Writing to explain it all:
How do you write a letter that explains so much of one’s life work? Perhaps for younger person this would be a simple task, but simple isn’t the answer while facing a complexity of more than four decades lived. The complexity I’m talking about is a web of interconnected experiences and ideas. As you can imagine there is no linear way to cross this web — or perhaps there is, but those kind of shortcut gains lead to a much larger ignorance. Assuming that we are interested in a more inclusive, holistic and messy knowledge --- by its very nature, the travel on the web must be either circular or happen in ray- like outbursts of going forward in one direction, returning to the center and then heading back out in another direction.

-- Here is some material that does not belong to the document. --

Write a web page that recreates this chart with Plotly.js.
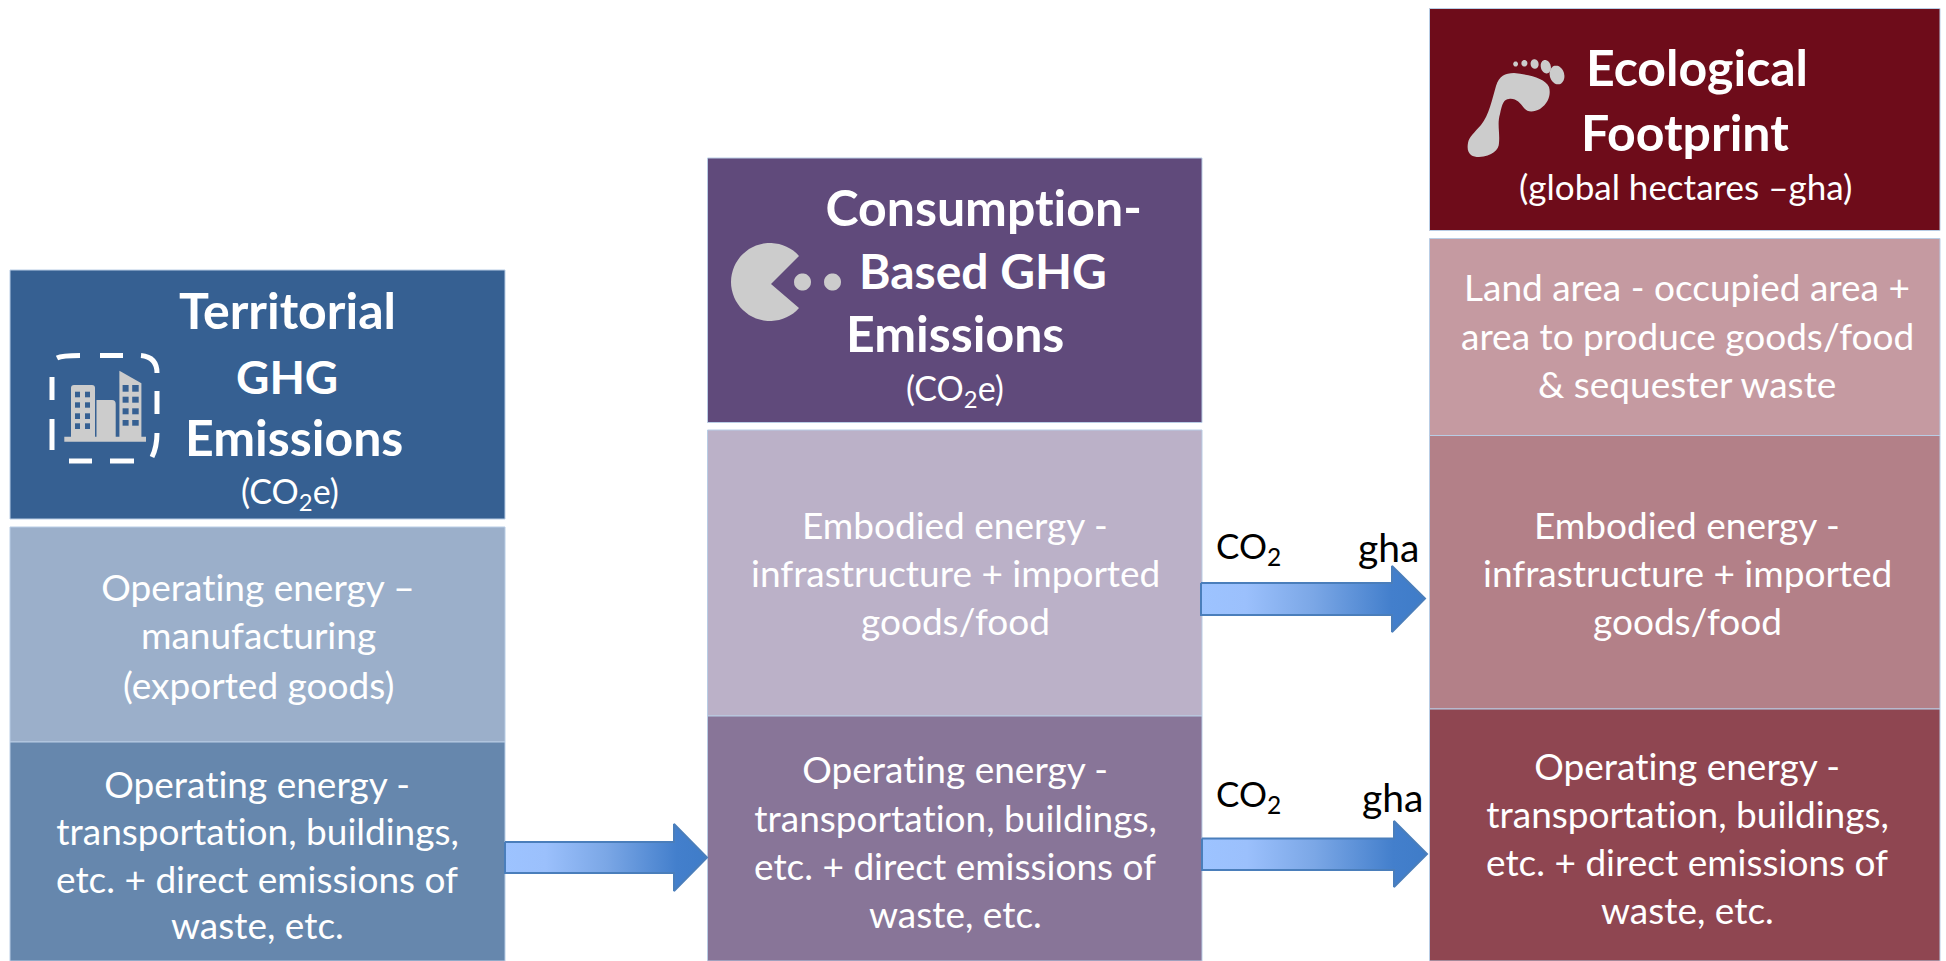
<!DOCTYPE html>
<html>
<head>
<meta charset="utf-8">
<script src="https://cdn.plot.ly/plotly-3.0.1.min.js"></script>
<style>html,body{margin:0;padding:0;background:#fff}#chart{width:1946px;height:961px}
#chart text{font-variant-ligatures:none;font-feature-settings:"liga" 0}</style>
</head>
<body>
<div id="chart"></div>
<script>
// Boxes
const boxLeft   = [10,10,10, 707.5,707.5,707.5, 1429.5,1429.5,1429.5,1429.5];
const boxRight  = [505,505,505, 1202,1202,1202, 1940,1940,1940,1940];
const boxTop    = [270,527,742, 158,430,716, 8.5,238.5,435.5,709];
const boxBottom = [519,742,961, 422.5,716,961, 230.5,435.5,709,961];
const boxColor  = ['#366092','#9BAFCA','#6687AD','#604A7B','#BBB1C8','#887598','#6E0C1A','#C59AA1','#B38088','#8F4651'];

// Text lines
const bodyText = ['Operating energy –','manufacturing','(exported goods)',
  'Operating energy -','transportation, buildings,','etc. + direct emissions of','waste, etc.',
  'Embodied energy -','infrastructure + imported','goods/food',
  'Operating energy -','transportation, buildings,','etc. + direct emissions of','waste, etc.',
  'Land area - occupied area +','area to produce goods/food','& sequester waste',
  'Embodied energy -','infrastructure + imported','goods/food',
  'Operating energy -','transportation, buildings,','etc. + direct emissions of','waste, etc.'];
const bodyX = [258,258,258, 257,257,257,257, 955,955,955, 955,955,955,955, 1687,1687,1687, 1687,1687,1687, 1687,1687,1687,1687];
const bodyY = [586,634,684, 783,830,878,924, 524,572,620, 768,817,865,913, 286,335,383, 524,572,620, 765,813,861,909];

const headText = ['Territorial','GHG','Emissions','Consumption-','Based GHG','Emissions','Ecological','Footprint'];
const headX = [287,287,294, 983,983,955, 1697,1685];
const headY = [310,376,437, 207,270,333, 67,132];
const headSize = [50,46,50,50,48,50,50,50];

const unitText = ['(CO<sub>2</sub>e)','(CO<sub>2</sub>e)','(global hectares –gha)'];
const unitX = [290,955,1685];
const unitY = [493,390,186];
const unitSize = [34,34,35];

const convText = ['CO<sub>2</sub>','gha','CO<sub>2</sub>','gha'];
const convX = [1248,1388,1248,1392];
const convY = [547,547,795,797];
const convSize = [35,39,35,39];

// Arrows
const arrowStart = [505,1201,1202];
const arrowTip   = [707,1425,1427];
const arrowNeck  = [674,1392,1394];
const shaftTop   = [842,583,838.5];
const shaftBot   = [873,615,870];
const headTop    = [824,566,821];
const headBot    = [891,632,887];
const tipY       = [857.5,598.5,854];

const traces = [{
  type:'bar',
  x: boxLeft.map((l,i)=>(l+boxRight[i])/2),
  width: boxLeft.map((l,i)=>boxRight[i]-l),
  base: boxTop,
  y: boxBottom.map((b,i)=>b-boxTop[i]),
  marker:{color:boxColor, line:{color:'#B9CDE5', width:1}},
  hoverinfo:'skip', showlegend:false
}];
arrowStart.forEach((s,i)=>{
  traces.push({
    type:'scatter', mode:'lines', hoverinfo:'skip', showlegend:false,
    x:[s,arrowNeck[i],arrowNeck[i],arrowTip[i],arrowNeck[i],arrowNeck[i],s,s],
    y:[shaftTop[i],shaftTop[i],headTop[i],tipY[i],headBot[i],shaftBot[i],shaftBot[i],shaftTop[i]],
    fill:'toself',
    fillgradient:{type:'horizontal', start:s, stop:arrowTip[i],
      colorscale:[[0,'#9DC3FF'],[0.2,'#9BC0FC'],[0.5,'#7BA7E6'],[0.85,'#437FCC'],[1,'#3F7CC8']]},
    line:{color:'#4A7EBB', width:2}
  });
});

const annotations = [];
function addText(t,x,y,size,color,weight){
  annotations.push({text:t, x, y, xref:'x', yref:'y', showarrow:false,
    xanchor:'center', yanchor:'middle', font:{family:'Lato, "Open Sans", sans-serif', size, color, weight}});
}
bodyText.forEach((t,i)=>addText(t,bodyX[i],bodyY[i],37,'#FFFFFF',400));
headText.forEach((t,i)=>addText(t,headX[i],headY[i],headSize[i],'#FFFFFF',700));
unitText.forEach((t,i)=>addText(t,unitX[i],unitY[i],unitSize[i],'#FFFFFF',400));
convText.forEach((t,i)=>addText(t,convX[i],convY[i],convSize[i],'#000000',400));

// Icon helpers
function arcPts(cx,cy,rx,ry,a0,a1,rot){
  const p=[]; const r=(rot||0)*Math.PI/180;
  for(let k=0;k<=48;k++){
    const a=(a0+(a1-a0)*k/48)*Math.PI/180;
    const dx=rx*Math.cos(a), dy=ry*Math.sin(a);
    p.push((cx+dx*Math.cos(r)-dy*Math.sin(r)).toFixed(1)+','+(cy+dx*Math.sin(r)+dy*Math.cos(r)).toFixed(1));
  }
  return p;
}
const grey='#CCCCCC';
const solid=(path,color)=>({type:'path',xref:'x',yref:'y',path,fillcolor:color,line:{width:0}});
const stroke=(path)=>({type:'path',xref:'x',yref:'y',path,fillcolor:'rgba(0,0,0,0)',line:{color:'#FFFFFF',width:5}});
const shapes=[];
// pacman
shapes.push(solid('M771,284 L'+arcPts(770,282,39,39,-42,-318).join(' L')+' Z',grey));
shapes.push(solid('M'+arcPts(802.5,282,8.5,8.5,0,360).join(' L')+' Z',grey));
shapes.push(solid('M'+arcPts(832.5,282,8.5,8.5,0,360).join(' L')+' Z',grey));
// footprint
shapes.push(solid('M1468,143 C1466,154 1472,157 1479,157 C1492,156 1499,150 1499,143 C1500,132 1497,124 1500,114 C1502,104 1504,99 1509,99 C1516,98 1520,103 1524,108 C1528,113 1534,112 1540,109 C1549,103 1551,94 1549,87 C1545,78 1530,75 1514,73 C1505,73 1499,76 1496,86 C1492,100 1489,115 1481,125 C1474,133 1469,137 1468,143 Z',grey));
[[1557,75,7.2,9.5,-15],[1545.8,66.7,5,6.8,-15],[1534.6,64,4,4.8,-10],[1524.4,63.3,3,3.3,0],[1515.6,64,2.4,2.6,0]].forEach(e=>{
  shapes.push(solid('M'+arcPts(e[0],e[1],e[2],e[3],0,360,e[4]).join(' L')+' Z',grey));
});
// building
shapes.push(solid('M71,437 L71,388 Q71,385 74,385 L92,385 Q95,385 95,388 L95,437 Z',grey));
shapes.push(solid('M96.5,437 L96.5,400 L112,400 Q115.7,400 115.7,404 L115.7,437 Z',grey));
shapes.push(solid('M119.4,437 L119.4,370.7 L141.4,383.3 L141.4,437 Z',grey));
shapes.push(solid('M64.3,436.7 L146,436.7 L146,441.7 L64.3,441.7 Z',grey));
[[75,80],[85,90]].forEach(c=>[[391.7,397.3],[402.3,407.7],[413.3,419],[423.3,429]].forEach(r=>{
  shapes.push(solid(`M${c[0]},${r[0]} L${c[1]},${r[0]} L${c[1]},${r[1]} L${c[0]},${r[1]} Z`,'#366092'));
}));
[[122.6,128.6],[132.2,138.7]].forEach(c=>[[385,391.7],[396.7,402.7],[408.3,414.3],[420,425.7]].forEach(r=>{
  shapes.push(solid(`M${c[0]},${r[0]} L${c[1]},${r[0]} L${c[1]},${r[1]} L${c[0]},${r[1]} Z`,'#366092'));
}));
// dashed frame
['M57,358 Q62,355.5 80,355.5','M100,355.5 L123,355.5','M141,355.5 Q157,357 157,373','M157,391 L157,414',
 'M157,433 Q157,447 152,457','M134,461 L110,461','M92,461 L69,461','M52,450 L52,419','M52,400 L52,377'
].forEach(p=>shapes.push(stroke(p)));

const layout = {
  width:1946, height:961, margin:{l:0,r:0,t:0,b:0},
  paper_bgcolor:'#FFFFFF', plot_bgcolor:'#FFFFFF',
  xaxis:{range:[0,1946], visible:false, fixedrange:true},
  yaxis:{range:[961,0], visible:false, fixedrange:true},
  barmode:'overlay', showlegend:false, annotations, shapes
};
Plotly.newPlot('chart', traces, layout, {displayModeBar:false, staticPlot:true});
</script>
</body>
</html>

Lately I’ve been drawn to - and also drawing - the word “punk”. The drawing is a part of an autobiographical series recording both my bodily state and my state of mind in the current moment. The drawings are an abstracted embodiment and expression of my feelings about my own identity. Since I don’t typically identify with the punk rock movement, the word punk came as a puzzling surprise to me. I was hesitant to use it. I understood only when I looked up the word’s origin: punk was a fire starter. I could go with that, I have started a few metaphorical fires in my lifetime.
I learned early on to question the status quo of existing social structures and values. Growing up under a communist regime that, by the time of my adolescence, had lost all of its credibility, I became wary of any authoritative ideology. This kind of questioning stayed with me: as an artist, immigrant, a college dropout and mother of two small children, more often than not I found myself on the margins of our current socio-economic system, observing it from the outside. The relative social and professional isolation forced me to look inward and investigate my own motivations. Needless to say I took the long way; by not following the typical routes prescribed by the social norm I was forced to invent and create my own methods for dealing with problems and challenges.
In my art practice these two tendencies - to question what is and to start something new - often lead me to encounter the unknown. That initial meeting with the unfamiliar signals the beginning of a long road from curiosity to manifestation and in turn to understanding. Although the manifestation varies from project to project (I prefer to maintain a focus on meaning, not just appearances) the premise remains the same: I’m searching for a place of complex unity between a deeply individual and relational practice - the intersection of vertical (internal) processes and horizontal (public, collaborative) aspects of my work. Usually there is an interdependency, one axis is feeding the other to the benefit of both.
Too much info? Here is a short version:
Klara Glosova is a Czech-born visual artist currently based in Seattle. She is a multidisciplinary artist working primarily in drawing and painting. Her work intertwines her personal history of political activism in Eastern Europe with her experience as an artist and mother and (above all) a curiosity and playfulness that extends to both concept and materials. Klara is also a founder of NEPO House and is always interested to see what happens when you place the inside out, invite the outside in and generally do things backwards. She received Seattle Magazine's Spotlight Award in 2013. Seattle Art Museum's Kayla Skinner Special Recognition Award, the New Foundation Fellowship and nomination for James W. Ray Distinguished Artist Award in 2014. In 2015 she was nominated for the Stranger Genius Award and a Betty Bowen Award finalist in 2017.